Security/DNS Over HTTPS
This article describes the various mechanics of Firefox's DNS over HTTPS (DoH) frontend. See Trusted Recursive Resolver for details on TRR implementation in necko.
- The DoH frontend and its sub-features are gated behind prefs that are set to true via Normandy Rollouts, which allows us to target specific regions and control population size and growth so we can manage risk.
- The pref `doh-rollout.enabled`, serves as a blanket gate. Every mechanism described below depends on this pref being set to true.
- Individual mechanisms may be additionally gated behind their own prefs. This is indicated where relevant.
- We run various heuristics to determine whether the network is (un)suitable to enable DoH.
- The heuristics are run at startup and upon network changes.
- DoH is enabled on the network if all heuristics pass, and disabled otherwise.
- Main article: Security/DNS Over HTTPS/Heuristics.
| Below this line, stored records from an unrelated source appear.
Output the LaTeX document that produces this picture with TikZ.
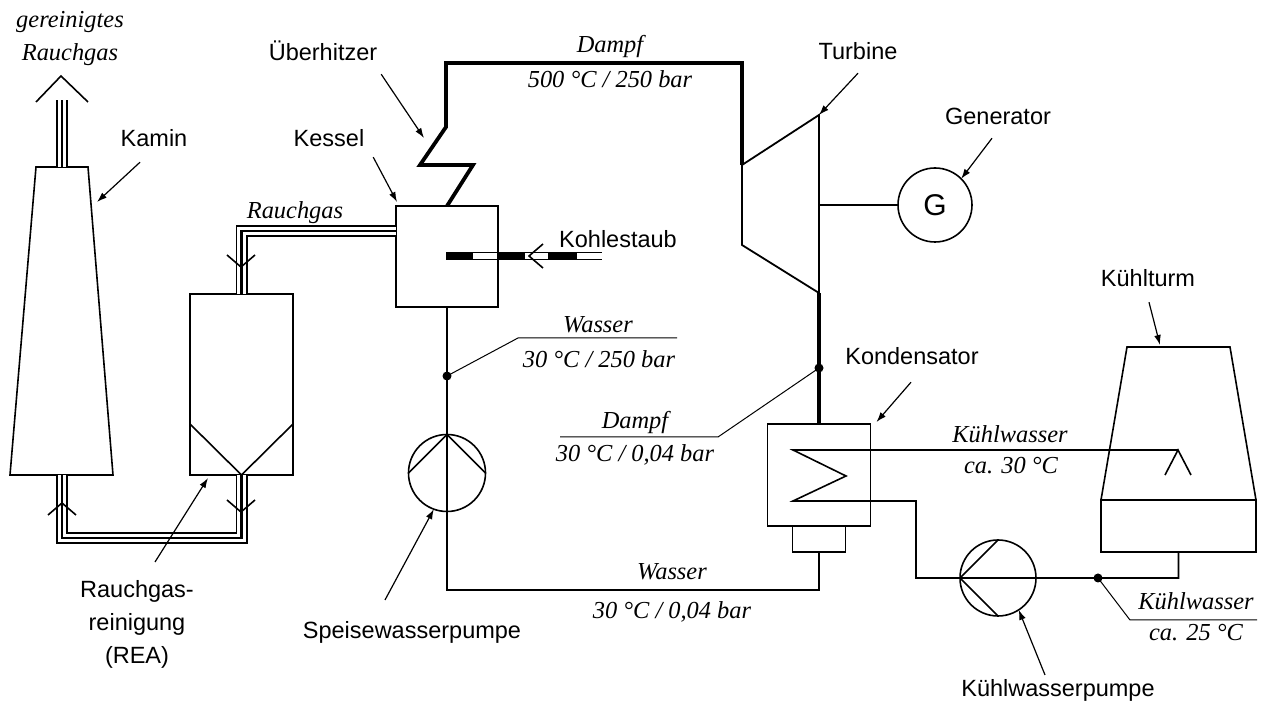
\documentclass[tikz,border=0pt]{standalone}
\usepackage{fontspec}
\setmainfont{Liberation Serif}
\setsansfont{Liberation Sans}
\usetikzlibrary{arrows.meta}

\begin{document}
\begin{tikzpicture}[x=0.5pt, y=-0.5pt, line join=miter,
  every node/.style={inner sep=0pt, outer sep=0pt},
  tag/.style={font=\sffamily\fontsize{11.75}{16.5}\selectfont, anchor=base},
  medium/.style={font=\itshape\fontsize{12.2}{14}\selectfont, anchor=base},
  apparat/.style={draw, line width=0.8pt},
  pumpe/.style={draw, circle, line width=0.8pt, minimum size=38.5pt},
  pipe/.style={line width=0.8pt},
  steam/.style={line width=1.9pt},
  lead/.style={line width=0.5pt},
  callout/.style={line width=0.6pt, -{Latex[length=5pt,width=3.4pt]}},
  duct/.style={draw=white, line width=4.2pt,
    preaction={draw=black, line width=6pt},
    postaction={draw=black, line width=1.3pt}},
  pkt/.style={circle, fill, minimum size=4.5pt}]

\useasboundingbox (0,0) rectangle (1266,710);

% Apparate
\node[apparat, minimum width=51pt, minimum height=50.5pt] (kessel) at (447,256.5) {};
\node[apparat, minimum width=51.5pt, minimum height=90.5pt] (rea) at (241.5,384.5) {};
\node[apparat, minimum width=51.5pt, minimum height=51pt] (kond) at (819,475) {};
\node[apparat, minimum width=26.5pt, minimum height=13pt, anchor=north] (sammler) at (kond.south) {};
\node[apparat, minimum width=77.5pt, minimum height=26pt, anchor=north west] (becken) at (1101,500) {};
\node[pumpe] (spw) at (447,473) {};
\node[pumpe, minimum size=38pt] (kwp) at (998,578) {};
\node[pumpe, minimum size=37pt, font=\sffamily\fontsize{15}{18}\selectfont] (gen) at (935,205) {G};

\coordinate (kaminkopf) at (62,167);
\coordinate (kaminfuss) at (62,475);
\coordinate (tein) at (742,165);
\coordinate (tkopf) at (819,115);
\coordinate (taus) at (819,293);
\coordinate (wu) at (447,590);
\coordinate (kt) at (1178,450);

% Kamin und Rauchgas
\draw[pipe] (36,167) -- (88,167) -- (113,475) -- (10,475) -- cycle;
\draw[duct] (kaminkopf) -- (62,100);
\draw[duct] ([yshift=12.75pt]kessel.west) -| (rea.north);
\draw[duct] (rea.south) -- ++(0,63) -| (kaminfuss);
\draw[pipe] (36,102) -- (61,76) -- (88,102);
\draw[pipe] (227,255) -- (241,267) -- (255,255);
\draw[pipe] (227,500) -- (241,512) -- (255,500);
\draw[pipe] (48,515) -- (62,503) -- (76,515);
\draw[pipe] (190,424) -- (rea.south) -- (293,424);

% Kohlestaub
\draw[line width=0.6pt] (446,252.5) -- (602,252.5) (446,259.5) -- (602,259.5);
\foreach \a/\b in {446/473, 498/525, 548/577}
  \fill (\a,252.5) rectangle (\b,259.5);
\draw[pipe] (543,244) -- (529,256) -- (543,268);

% Dampf
\draw[steam] (kessel.north) -- (473,165) -- (420,165) -- (446,127) -- (446,63) -| (tein);
\draw[line width=0.9pt] (tein) -- (tkopf) -- (taus) -- (742,245) -- cycle;
\draw[steam] (taus) -- (kond.north);
\draw[pipe] (819,205) -- (gen.west);

% Wasser
\draw[pipe] (kessel.south) -- (spw.north) -- (spw.south) -- (wu) -| (sammler.south);
\draw[pipe] (spw.west) -- (spw.north) -- (spw.east);

% Kuehlwasser
\draw[pipe] (kt) -- (793,450) -- (846,476) -- (793,501) -- (916,501) |- (kwp.west)
  -- (kwp.east) -| (becken.south);
\draw[pipe] (1165,475) -- (kt) -- (1191,475);
\draw[pipe] (kwp.north) -- (kwp.west) -- (kwp.south);
\draw[pipe] (becken.north west) -- (1127,347) -- (1230,347) -- (becken.north east);

% Messstellen
\node[pkt] (p1) at (447,376) {};
\node[pkt] (p2) at (819,368) {};
\node[pkt] (p3) at (1098,578) {};
\draw[lead] (p1.center) -- (518,338) -- (677,338);
\draw[lead] (p2.center) -- (718,437) -- (560,437);
\draw[lead] (p3.center) -- (1130,620) -- (1257,620);

% Beschriftung
\node[medium] (ger) at (70,28) {gereinigtes};
\node[medium] (rg1) at (70,61) {Rauchgas};
\node[medium] (rg2) at (295,219) {Rauchgas};
\node[medium] (d1) at (610,53) {Dampf};
\node[medium] (d1w) at (610,88) {500 °C / 250 bar};
\node[medium] (w1) at (598,333) {Wasser};
\node[medium] (w1w) at (599,368) {30 °C / 250 bar};
\node[medium] (d2) at (635,429) {Dampf};
\node[medium] (d2w) at (635,462) {30 °C / 0,04 bar};
\node[medium] (w2) at (672,580) {Wasser};
\node[medium] (w2w) at (672,619) {30 °C / 0,04 bar};
\node[medium] (kw1) at (1010,443) {Kühlwasser};
\node[medium] (kw1w) at (1011,474) {ca. 30 °C};
\node[medium] (kw2) at (1196,610) {Kühlwasser};
\node[medium] (kw2w) at (1196,641) {ca. 25 °C};
\node[tag] (kohle) at (618,248) {Kohlestaub};

\node[tag] (kamin) at (154,147) {Kamin};
\draw[callout] ([shift={(-14,15)}]kamin.south) -- (97,202);
\node[tag] (ueber) at (323,61) {Überhitzer};
\draw[callout] ([shift={(4,13)}]ueber.south east) -- (424,138);
\node[tag] (kessellbl) at (329,147) {Kessel};
\draw[callout] ([shift={(9,10)}]kessellbl.south east) -- ([shift={(1,-4)}]kessel.north west);
\node[tag] (turb) at (858,60) {Turbine};
\draw[callout] ([shift={(0,13)}]turb.south) -- (tkopf);
\node[tag] (genlbl) at (998,125) {Generator};
\draw[callout] ([shift={(-6,13)}]genlbl.south) -- (gen.45);
\node[tag] (turm) at (1148,287) {Kühlturm};
\draw[callout] ([shift={(1,15)}]turm.south) -- (1160,345);
\node[tag] (kondlbl) at (912,365) {Kondensator};
\draw[callout] ([shift={(-1,17)}]kondlbl.south) -- ([shift={(6,-2)}]kond.north east);
\node[tag, anchor=north, align=center] (realbl) at (137,580) {Rauchgas-\\reinigung\\(REA)};
\draw[callout] ([shift={(18,-18)}]realbl.north) -- ([shift={(18,3)}]rea.south west);
\node[tag] (spwlbl) at (412,639) {Speisewasserpumpe};
\draw[callout] ([shift={(-27,-22)}]spwlbl.north) -- (spw.-110);
\node[tag] (kwplbl) at (1058,697) {Kühlwasserpumpe};
\draw[callout] ([shift={(-13,-5)}]kwplbl.north) -- (kwp.-57);
\end{tikzpicture}
\end{document}
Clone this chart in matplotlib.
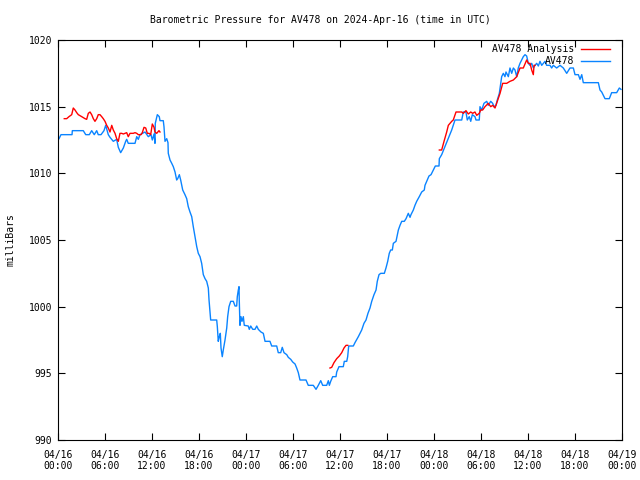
import numpy as np
import matplotlib
matplotlib.use("Agg")
import matplotlib.pyplot as plt
from matplotlib.lines import Line2D

# hours since 2024-04-16 00:00 UTC, pressure in mb
obs_hours = [0.13, 0.38, 1.79, 1.83, 3.23, 3.54, 4.0, 4.30, 4.63, 4.94, 5.14, 5.49, 5.87, 6.09, 6.42,
             6.64, 7.06, 7.49, 7.70, 8.00, 8.34, 8.64, 8.77, 8.97, 9.83, 10.05, 10.25, 10.47, 11.11,
             11.53, 11.87, 12.04, 12.26, 12.38, 12.42, 12.68, 12.93, 13.02, 13.44, 13.53, 13.66, 13.88,
             14.04, 14.08, 14.30, 14.52, 14.72, 14.94, 15.15, 15.28, 15.49, 15.66, 15.92, 16.21, 16.43,
             16.63, 16.85, 17.07, 17.27, 17.49, 17.71, 17.91, 18.13, 18.34, 18.55, 18.77, 18.98, 19.19,
             19.28, 19.40, 19.49, 20.26, 20.34, 20.46, 20.59, 20.72, 20.81, 20.97, 21.10, 21.32, 21.54,
             21.66, 21.83, 22.05, 22.38, 22.60, 22.81, 22.89, 23.02, 23.11, 23.14, 23.23, 23.36, 23.49,
             23.66, 23.78, 24.29, 24.42, 24.60, 24.86, 25.15, 25.37, 25.57, 25.91, 26.21, 26.43, 27.06,
             27.28, 27.92, 28.12, 28.43, 28.63, 28.85, 29.20, 29.40, 29.71, 29.96, 30.26, 30.47, 30.68,
             30.89, 31.66, 31.95, 32.59, 32.94, 33.23, 33.54, 33.79, 34.30, 34.51, 34.64, 34.81, 35.07,
             35.49, 35.58, 35.87, 36.42, 36.55, 36.86, 36.98, 37.11, 37.70, 37.91, 38.34, 38.77, 39.06,
             39.32, 39.57, 39.83, 40.05, 40.34, 40.60, 40.76, 40.98, 41.20, 41.66, 41.87, 42.09, 42.29,
             42.47, 42.68, 42.81, 43.15, 43.32, 43.45, 43.66, 43.88, 44.21, 44.43, 44.72, 44.94, 45.06,
             45.36, 45.57, 45.79, 46.12, 46.43, 46.76, 46.85, 47.07, 47.36, 47.62, 47.91, 48.17, 48.64,
             48.68, 48.98, 49.40, 49.83, 50.26, 50.46, 50.68, 51.54, 51.74, 52.08, 52.25, 52.50, 52.69,
             52.89, 53.23, 53.36, 53.78, 53.87, 54.09, 54.38, 54.73, 54.93, 55.24, 55.49, 55.66, 55.91,
             56.08, 56.34, 56.52, 56.64, 56.85, 57.06, 57.19, 57.49, 57.70, 57.92, 58.13, 58.34, 58.56,
             58.76, 58.98, 59.19, 59.40, 59.62, 59.83, 60.04, 60.26, 60.47, 60.68, 60.89, 61.11, 61.32,
             61.53, 61.75, 62.17, 62.38, 62.81, 63.02, 63.23, 63.66, 64.09, 64.51, 64.94, 65.36, 65.79,
             66.00, 66.43, 66.64, 66.86, 67.06, 68.98, 69.19, 69.41, 69.83, 70.38, 70.68, 71.32, 71.66,
             71.87]
obs_mb = [1012.6, 1012.9, 1012.9, 1013.2, 1013.2, 1012.9, 1012.9, 1013.2, 1012.9, 1013.2, 1012.9, 1012.9,
          1013.2, 1013.6, 1012.9, 1012.7, 1012.4, 1012.55, 1011.95, 1011.55, 1011.9, 1012.4, 1012.55,
          1012.25, 1012.25, 1012.75, 1012.55, 1012.9, 1013.1, 1012.75, 1012.9, 1012.5, 1012.95, 1012.25,
          1013.75, 1014.4, 1014.25, 1013.95, 1013.95, 1013.5, 1012.4, 1012.6, 1012.3, 1011.5, 1011.0,
          1010.75, 1010.5, 1010.1, 1009.5, 1009.6, 1009.9, 1009.5, 1008.75, 1008.4, 1008.1, 1007.5,
          1007.1, 1006.75, 1006.0, 1005.25, 1004.5, 1004.0, 1003.75, 1003.25, 1002.4, 1002.1, 1001.9,
          1001.4, 1000.5, 999.6, 999.0, 999.0, 998.5, 997.4, 997.75, 998.0, 996.9, 996.25, 996.75, 997.5,
          998.4, 999.25, 1000.0, 1000.4, 1000.4, 1000.05, 1000.05, 1000.75, 1001.25, 1001.5, 1000.5,
          998.6, 999.25, 998.9, 999.25, 998.6, 998.55, 998.3, 998.55, 998.3, 998.3, 998.55, 998.3, 998.1,
          998.0, 997.4, 997.4, 997.05, 997.05, 996.55, 996.55, 996.95, 996.55, 996.4, 996.2, 996.05,
          995.85, 995.7, 995.4, 995.05, 994.5, 994.5, 994.1, 994.1, 993.8, 994.1, 994.45, 994.1, 994.1,
          994.45, 994.1, 994.4, 994.75, 994.75, 995.1, 995.5, 995.5, 995.9, 995.9, 996.25, 997.05, 997.05,
          997.3, 997.75, 998.25, 998.75, 999.0, 999.5, 999.9, 1000.4, 1000.9, 1001.25, 1001.9, 1002.4,
          1002.5, 1002.5, 1002.9, 1003.4, 1004.0, 1004.25, 1004.25, 1004.75, 1004.9, 1005.4, 1005.75,
          1006.1, 1006.4, 1006.4, 1006.6, 1007.0, 1006.7, 1006.9, 1007.25, 1007.6, 1007.9, 1008.25,
          1008.6, 1008.75, 1009.1, 1009.4, 1009.8, 1009.9, 1010.25, 1010.55, 1010.55, 1011.1, 1011.4,
          1012.0, 1012.6, 1013.25, 1013.6, 1014.0, 1014.0, 1014.6, 1014.6, 1014.0, 1014.25, 1013.9,
          1014.4, 1014.25, 1014.0, 1014.0, 1015.0, 1014.75, 1015.25, 1015.4, 1015.1, 1015.4, 1015.25,
          1015.0, 1015.1, 1015.5, 1016.0, 1016.75, 1017.25, 1017.5, 1017.25, 1017.6, 1017.25, 1017.9,
          1017.5, 1017.9, 1017.75, 1017.25, 1017.9, 1018.25, 1018.5, 1018.75, 1018.9, 1018.8, 1018.25,
          1018.1, 1018.25, 1017.9, 1018.1, 1018.25, 1018.05, 1018.4, 1018.1, 1018.4, 1018.1, 1018.1,
          1017.9, 1018.1, 1017.9, 1018.1, 1017.9, 1017.5, 1017.9, 1017.9, 1017.4, 1017.4, 1017.05,
          1017.4, 1016.8, 1016.8, 1016.25, 1016.1, 1015.6, 1015.6, 1016.05, 1016.05, 1016.4, 1016.3]

ana_hours = [0.80, 1.11, 1.40, 1.75, 1.95, 2.17, 2.39, 2.59, 3.03, 3.45, 3.66, 3.87, 4.09, 4.30, 4.51,
             4.72, 4.94, 5.14, 5.36, 5.58, 5.78, 6.00, 6.22, 6.42, 6.64, 6.86, 7.06, 7.28, 7.49, 7.70,
             7.91, 8.13, 8.34, 8.55, 8.77, 8.97, 9.19, 9.61, 9.83, 10.05, 10.25, 10.60, 10.76, 10.98,
             11.20, 11.40, 11.62, 11.83, 12.04, 12.26, 12.38, 12.60, 12.89, 13.02,
             np.nan,
             34.72, 34.94, 35.23, 35.58, 35.91, 36.22, 36.51, 36.77, 36.98,
             np.nan,
             48.68, 48.98, 49.28, 49.62, 49.83, 50.26, 50.46, 50.81, 51.54, 51.74, 52.08, 52.38, 52.69,
             52.94, 53.23, 53.45, 53.78, 53.96, 54.21, 54.51, 54.93, 55.24, 55.49, 55.79, 56.08, 56.43,
             56.77, 57.28, 57.70, 58.13, 58.56, 58.98, 59.40, 59.83, 60.04, 60.26, 60.47, 60.68, 60.77,
             60.89]
ana_mb = [1014.1, 1014.1, 1014.25, 1014.4, 1014.9, 1014.75, 1014.55, 1014.4, 1014.25, 1014.1, 1014.05,
          1014.5, 1014.6, 1014.4, 1014.1, 1013.9, 1014.1, 1014.4, 1014.4, 1014.25, 1014.1, 1013.9, 1013.6,
          1013.4, 1013.1, 1013.6, 1013.25, 1013.0, 1012.6, 1012.4, 1013.0, 1013.0, 1012.95, 1013.0,
          1013.05, 1012.75, 1013.0, 1013.0, 1013.05, 1013.0, 1012.9, 1012.9, 1013.05, 1013.45, 1013.4,
          1013.0, 1013.0, 1012.9, 1013.7, 1013.45, 1013.1, 1013.0, 1013.2, 1013.1,
          np.nan,
          995.4, 995.45, 995.8, 996.1, 996.3, 996.55, 996.9, 997.1, 997.1,
          np.nan,
          1011.75, 1011.75, 1012.4, 1013.1, 1013.6, 1013.9, 1014.0, 1014.6, 1014.6, 1014.5, 1014.7,
          1014.45, 1014.6, 1014.5, 1014.6, 1014.35, 1014.5, 1014.75, 1014.75, 1015.0, 1015.25, 1015.0,
          1015.1, 1014.9, 1015.4, 1016.0, 1016.75, 1016.75, 1016.9, 1017.0, 1017.25, 1017.9, 1017.9,
          1018.5, 1018.25, 1018.25, 1017.75, 1017.4, 1018.1, 1018.1]

xtick_hours = [0, 6, 12, 18, 24, 30, 36, 42, 48, 54, 60, 66, 72]
xtick_labels = ["04/16\n00:00", "04/16\n06:00", "04/16\n12:00", "04/16\n18:00",
                "04/17\n00:00", "04/17\n06:00", "04/17\n12:00", "04/17\n18:00",
                "04/18\n00:00", "04/18\n06:00", "04/18\n12:00", "04/18\n18:00",
                "04/19\n00:00"]
ytick_vals = [990, 995, 1000, 1005, 1010, 1015, 1020]

RED = "#ff0000"
BLUE = "#0a84ff"
FONT = "DejaVu Sans Mono"
FS = 7.0

fig = plt.figure(figsize=(6.4, 4.8), dpi=100)
ax = fig.add_axes([58 / 640, 1 - 440 / 480, (622 - 58) / 640, 400 / 480])

ax.plot(obs_hours, obs_mb, color=BLUE, lw=1.0)
ax.plot(ana_hours, ana_mb, color=RED, lw=1.0)

ax.set_xlim(0, 72)
ax.set_ylim(990, 1020)
ax.set_xticks(xtick_hours)
ax.set_xticklabels(xtick_labels, fontfamily=FONT, fontsize=FS, linespacing=1.05)
ax.set_yticks(ytick_vals)
ax.set_yticklabels([str(v) for v in ytick_vals], fontfamily=FONT, fontsize=FS)
ax.tick_params(direction="in", length=5, width=0.8, top=True, right=True, pad=4)
ax.tick_params(axis="x", pad=7.5)
for s in ax.spines.values():
    s.set_linewidth(0.8)

ax.set_ylabel("milliBars", fontfamily=FONT, fontsize=FS, labelpad=10)
fig.text(0.5, 1 - 20 / 480, "Barometric Pressure for AV478 on 2024-Apr-16 (time in UTC)",
         ha="center", va="center", fontfamily=FONT, fontsize=FS)

# legend (gnuplot style: text right aligned, sample line to the right)
tr = ax.transAxes
lx_text = (574 - 58) / 564
lx0 = (581 - 58) / 564
lx1 = (610 - 58) / 564
for i, (lab, col) in enumerate([("AV478 Analysis", RED), ("AV478", BLUE)]):
    yy = 1 - (49 + 12.5 * i - 40) / 400
    ax.text(lx_text, yy, lab, transform=tr, ha="right", va="center",
            fontfamily=FONT, fontsize=FS)
    ax.add_line(Line2D([lx0, lx1], [yy, yy], transform=tr, color=col, lw=1.0))

fig.savefig("out.png", dpi=100)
- If we detect that the user changed their DoH settings in about:preferences, we permanently turn off our heuristics and other mechanisms. The user-set values are obeyed.
- This holds for prefs that were set prior to enrollment in the rollout.
- In order to avoid interfering with enterprise-configured network behaviors, we disable our heuristics and other mechanisms if any policy is active on the client.
- This is true whether the policy is configured on the local machine or propagated by the network e.g. via Group Policy.
- If a DNSOverHTTPS policy to turn on DoH is in effect, this is respected and heuristics and other mechanisms will be enabled.
Default Provider Selection
- Before running heuristics for the first time, we attempt to choose one of the available providers as the default for the profile.
- The chosen default is used whenever DoH is enabled, via the pref `doh-rollout.uri`.
- A network-provided endpoint, if detected, will take precedence over the default provider when on that network. (See Provider Steering below)
- This feature is controlled by the prefs `doh-rollout.trr-selection.enabled`.
- Choice of provider is made by using each available provider to do lookup several popular domains as well as random subdomains of `firefox-dns-perf-test.net`.
- Default provider selection is done in two phases: a dry-run followed by committing the result.
- By default, this feature is dry-run-only, and records the result in a pref `doh-rollout.trr-selection.dry-run-result`.
- Committing the result is enabled by another pref `doh-rollout.trr-selection.commit-result`. If this is true, then after the dry-run step, the `dry-run-result` will be copied into `doh-rollout.uri`.
- Some providers supply their own DoH endpoints which we want to use if indicated.
- This capability is discovered via the CNAME response when looking up the domain `doh.test`.
- Discovery is only attempted if all heuristics are passing on the network.
- A DoH endpoint discovered in this manner takes precedence over the automatically chosen default provider (see Default Provider Selection above).
- A provider (endpoint + expected CNAME for discovery) must be explicitly supported for this mechanism to work.
- Currently, Comcast is the only supported provider.
- This feature is controlled by the pref `doh-rollout.provider-steering.enabled`.
- When the client is first enrolled in the rollout, we show a doorhanger popup to let the user know that DoH is available.
- This doorhanger offers an option to opt-out, which results in permanently disabling heuristics and other mechanisms.
- The doorhanger is shown only if the rollout is "successful" - i.e. the user did not already have custom DoH preferences or active enterprise policy.
- The doorhanger is implemented as a CFR message, gated behind the relevant prefs.
- Interaction and functional data is collected in the form of two telemetry Events.
- A state event is sent when the DoHController's state changes, e.g. when DoH is enabled or disabled on the network, when a user-choice results in disabling heuristics, when a rollback is detected, etc.
- A heuristics event is sent whenever we run heuristics, containing the result of each heuristic as its payload, along with the trigger (e.g. startup, network change) and the provider steering status.
- We have several migrations to support users upgrading from older versions of Firefox as well as the rollout when they upgrade to newer versions.
- Two of the migrations work on the format of stored state (local storage and prefs)
- During a dry-run-only test of Default Provider Selection, an underlying bug was triggered that caused clients to effectively DDoS NextDNS's endpoint. In the aftermath, a new endpoint was set up and we have a migration to convert occurrences of the old endpoint in stored URI values to the new one.
- TODO: list all involved prefs and semantics.